On 24May2019 1018, Victor Stinner wrote:
Le ven. 24 mai 2019 à 18:14, Steve Dower <steve.dower@python.org> a écrit :
On 24May2019 0825, Victor Stinner wrote:
I started to modify Python **internals** to pass "runtime" and "tstate" in core files: pystate.c, ceval.c, pyerrors.c, signalmodule.c, pylifecycle.c, coreconfig.c, gcmodule.c, ...
This is why some of us have been advocating for a new structure - "PyContext" or similar - that can contain the information needed.
What do you plan to put in such PyContext?
We hadn't figured that out yet, but given that Yury found we needed contextvars because thread locals weren't sufficient after many years, I don't want to assume that the thread state is sufficient.
If we always pass the context struct by pointer, we can even expand its contents without breaking existing code. It just seems like a good engineering design to allow for future growth here.
Though I see you've gone ahead and modified the APIs already without waiting for discussion or review, so I guess this is how CPython works now *shrug*
Well, we had a discussion at Pycon and we agreed to add new parameters to pass a "context". But we didn't define how the context would look like. We also agreed to not touch the public API, only internals. As soon as it's internal, we are free to modify whenever.
Only from a forwards/backwards compatibility point of view, not for checking in code without review or discussion. Especially when you know there's a group of people interested and actively trying to participate in this area.

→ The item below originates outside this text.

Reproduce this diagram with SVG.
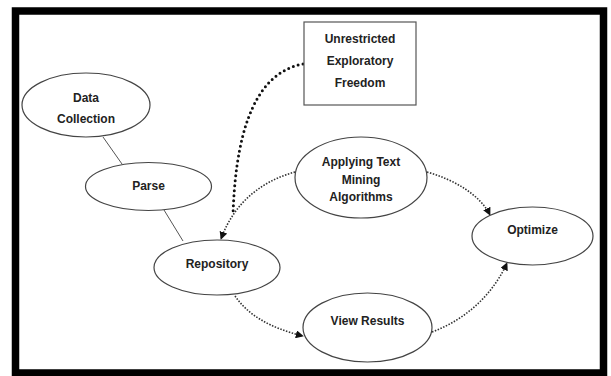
<svg xmlns="http://www.w3.org/2000/svg" width="611" height="376" viewBox="0 0 611 376">
<style>
.node ellipse{fill:#fff;stroke:#444;stroke-width:1.2}
.node rect{fill:#fff;stroke:#555;stroke-width:1.2}
text{font-family:"Liberation Sans",Arial,sans-serif;font-weight:bold;fill:#222;text-anchor:middle;font-size:12px}
.solid{fill:none;stroke:#555;stroke-width:1}
.dot{fill:none;stroke:#333;stroke-width:1.6;stroke-dasharray:1.5 1.5}
.thick{fill:none;stroke:#111;stroke-width:3;stroke-dasharray:0 5;stroke-linecap:round}
</style>
<defs>
<marker id="ah" viewBox="0 0 10 10" refX="9" refY="5" markerWidth="8" markerHeight="8" markerUnits="userSpaceOnUse" orient="auto">
<path d="M0,0 L10,5 L0,10 z" fill="#111"/>
</marker>
</defs>
<rect x="15.5" y="11" width="588" height="362" fill="#fff" stroke="#000" stroke-width="7.5"/>
<g id="connectors">
<line class="solid" x1="103" y1="137" x2="122" y2="164"/>
<line class="solid" x1="164" y1="210" x2="183" y2="241"/>
<path class="thick" d="M303,64 C260,72 236,120 233,215"/>
<path class="dot" d="M295,172 C265,180 235,200 221,239" marker-end="url(#ah)"/>
<path class="dot" d="M427,172 C455,180 480,195 490,215" marker-end="url(#ah)"/>
<path class="dot" d="M432,332 C470,318 495,290 507,263" marker-end="url(#ah)"/>
<path class="dot" d="M235,296 C248,315 270,328 303,336" marker-end="url(#ah)"/>
</g>
<g id="freedom" class="node">
<rect x="304" y="22" width="112" height="83"/>
<text x="360" y="43" font-size="12.5">Unrestricted</text>
<text x="360" y="65" font-size="12.5">Exploratory</text>
<text x="360" y="87" font-size="12.5">Freedom</text>
</g>
<g id="data-collection" class="node">
<ellipse cx="86" cy="105" rx="64" ry="32"/>
<text x="86" y="102">Data</text>
<text x="86" y="123">Collection</text>
</g>
<g id="parse" class="node">
<ellipse cx="148.5" cy="186.5" rx="63" ry="24"/>
<text x="148.5" y="190">Parse</text>
</g>
<g id="repository" class="node">
<ellipse cx="217" cy="267.5" rx="63" ry="27.5"/>
<text x="217" y="268">Repository</text>
</g>
<g id="applying" class="node">
<ellipse cx="361" cy="177.5" rx="66" ry="40.5"/>
<text x="361" y="166" font-size="11">Applying Text</text>
<text x="361" y="184" font-size="11">Mining</text>
<text x="361" y="201" font-size="11">Algorithms</text>
</g>
<g id="optimize" class="node">
<ellipse cx="532.5" cy="236" rx="60.5" ry="29"/>
<text x="532.5" y="234" font-size="12.5">Optimize</text>
</g>
<g id="view-results" class="node">
<ellipse cx="367.5" cy="327.5" rx="64.5" ry="34.5"/>
<text x="367.5" y="325" font-size="12.5">View Results</text>
</g>
</svg>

I went ahead to "discover" through the code what we need. So far, it seems like "it depends" :-) Each function has different needs.
Right, but for the most part, it's all going to come via the thread state, since that's our compatibility restriction. So probably best to pass that around consistently than try and select the minimal part of the interface for each function.
Or start with the PyContext struct that only contains the current thread state, and if we find reasons to move some things to the context level rather than the thread level, we have the ability to do that without breaking even ourselves.